Обретение магической защиты начиналось в юности с вызова видéния, именуемого также магическим сном. Уединившись в глухом опасном месте, искатель видения выжидал положенный срок – обычно четверо суток – без пищи и воды, призывая покровителя из числа природных объектов, зверей или птиц. Явившийся изъяснялся иносказаниями, которые затем истолковывал духовный наставник – как правило, знахарь за вознаграждение, – или сам искатель, до конца своей жизни размышляя над увиденным. Существо или природный объект, явленные в видении, давали искателю магическое покровительство. Воин старался подражать своему защитнику в бою (быть быстрым, как орел, или хитрым, как лис) и носил на шее мешочек с памяткой о видении. Символы видения он рисовал на своем щите, одежде, лошади и палатке и укреплял его мощь с помощью уникальной священной коллекции предметов, собираемых в большую магическую укладку. Воины, которым не удавалось добиться магической защиты посредством видения, иногда пытались повысить духовную силу через самоистязание. В крайнем случае воин мог купить магическую защиту у знахаря либо попросить поделиться ею друга или члена семьи. Однако магию, приобретенную из вторых рук, считали относительно слабой.

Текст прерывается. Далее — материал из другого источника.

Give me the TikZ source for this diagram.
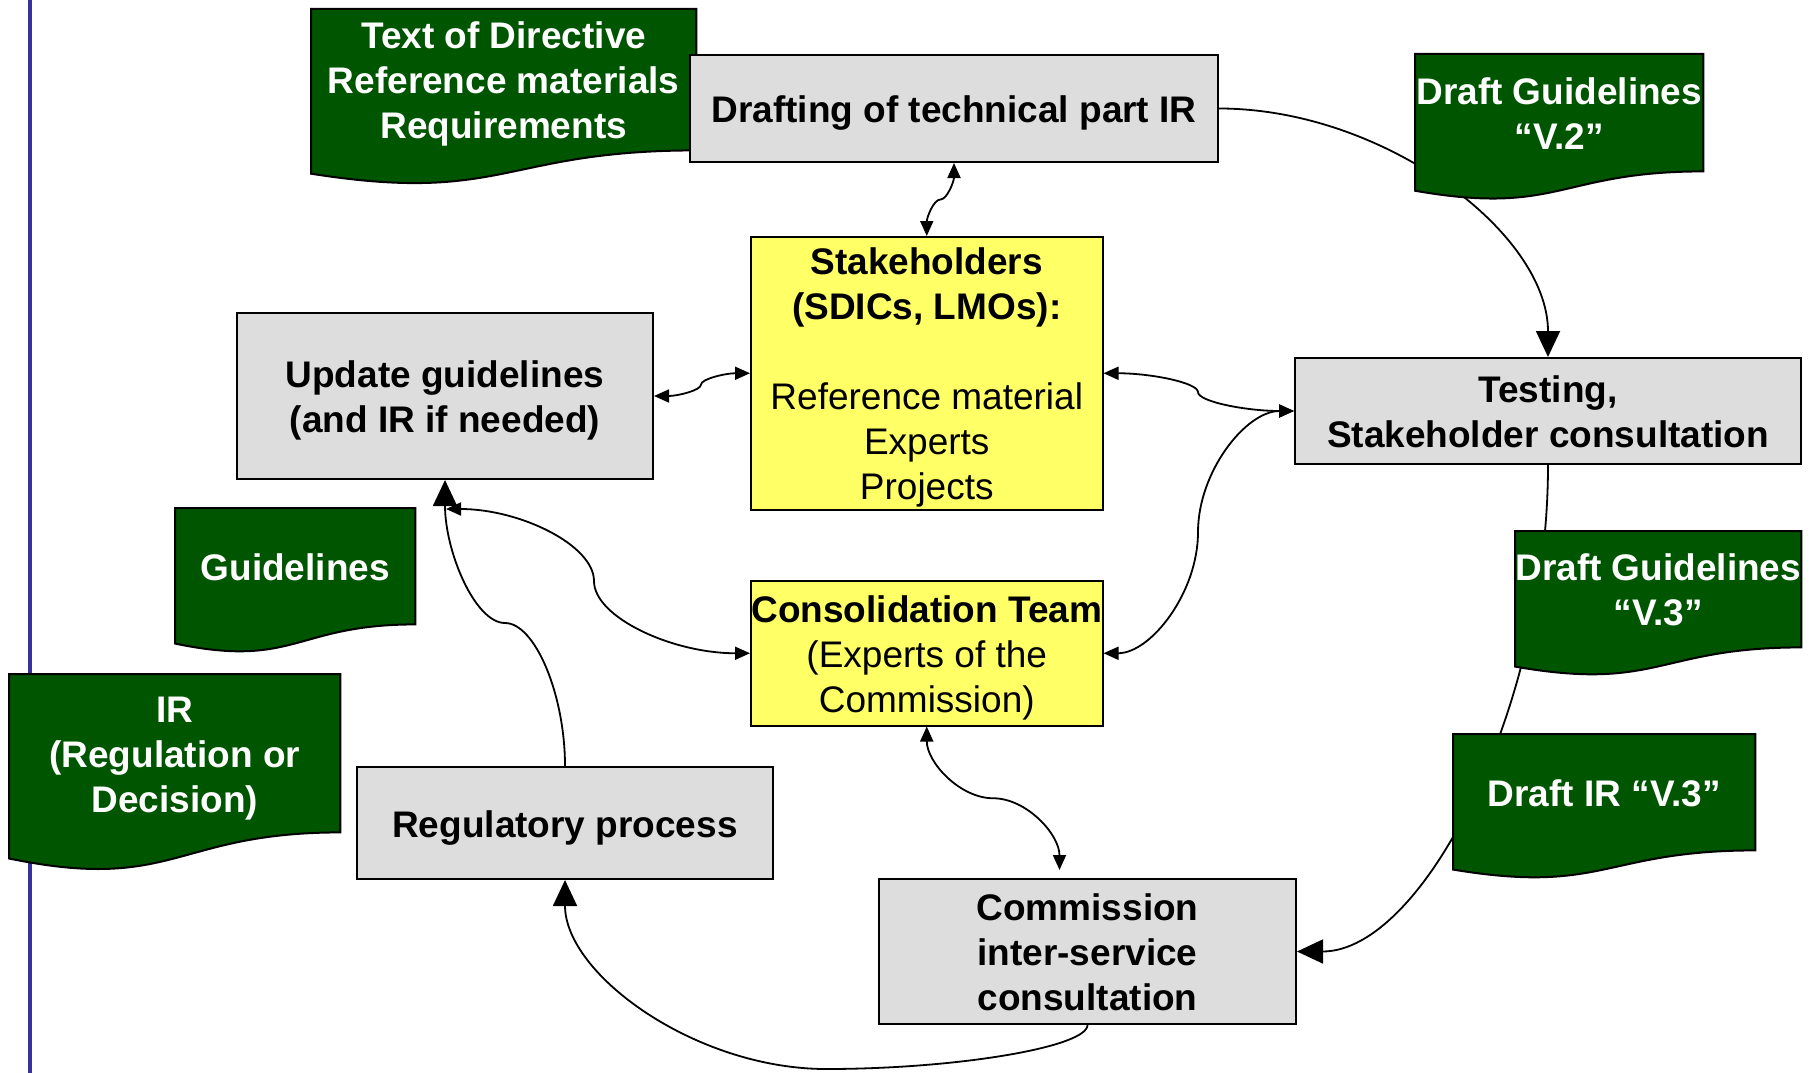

К обладателям уже проверенной крепкой магии стекались другие воины в надежде, что она распространится и на них или им еще что-то перепадет от его божественных даров[65].
Ценнейшим имуществом воина считалось ружье, и индейцы не останавливались ни перед чем, чтобы заполучить новейшие многозарядники, среди которых фаворитом был легендарный рычажный винчестер. Однако позволить его себе могли единицы. Большинству приходилось довольствоваться старыми дульнозарядными мушкетами сомнительной эффективности или трофейными однозарядными армейскими ружьями. С большим трудом добывались и боеприпасы. Иногда их недальновидно продавали индейцам солдаты – и осознавали свою оплошность уже в перестрелках, когда получали свои патроны обратно в виде неприятельского огня. Для ремонта оружия индейцам (за редким исключением) не хватало необходимых знаний и инструментов, а отыскать сговорчивого белого оружейника удавалось нечасто.
Таким образом, многим оставалось полагаться лишь на лук и стрелы. Это не значит, что от традиционного индейского оружия не было прока: армейские офицеры изумлялись ударной силе стрелы, даже пущенной относительным новичком. Один молодой лейтенант научился у своих индейских разведчиков стрелять из лука с такой силой, что стрела насквозь пронзала бизона и кончик выглядывал с другого бока. «Чтобы было понятнее, с какой силой бьет стрела, скажу вам, что самый мощный кольт бизона насквозь не пробивает», – пояснял он. В руках индейца, которого с малолетства учили обращаться с луком, это оружие показывало результаты еще более ошеломляющие. «Я видел стрелу, пущенную на 500 ярдов[66], – добавил лейтенант. – А еще как-то раз я нашел пригвожденный к дереву стрелой мужской череп. Стрела не просто пробила кости насквозь, но вошла в ствол на такую глубину, что держалась в нем под тяжестью висящего на ней черепа». Полковник Додж, один из лучших знатоков индейского вооружения и тактики, поражался скорострельности луков. По свидетельству полковника, воин «держал в левой руке сразу пять – десять стрел и выпускал их так быстро, что последняя срывалась с тетивы, когда первая еще не коснулась земли». В колчане обычно носили по двадцать стрел, а когда они заканчивались, подбирали новые прямо на поле боя. Дополняли наступательный арсенал воина боевая дубинка и длинное, ярко раскрашенное копье.
Для обороны воины использовали небольшие щиты из бизоньей шкуры, по словам полковника Доджа, «непробиваемые, словно железо, почти безупречная защита от самого лучшего ружья». Веря, что надежнее всего оберегает щит, наделенный магической силой, воин наносил на него священные символы, подвешивал к нему перья и вражеские скальпы и молился над ним, доводя заключенную в нем магию до совершенства. Доказавший свою надежность щит хранили как зеницу ока и передавали по наследству от отца к сыну[67].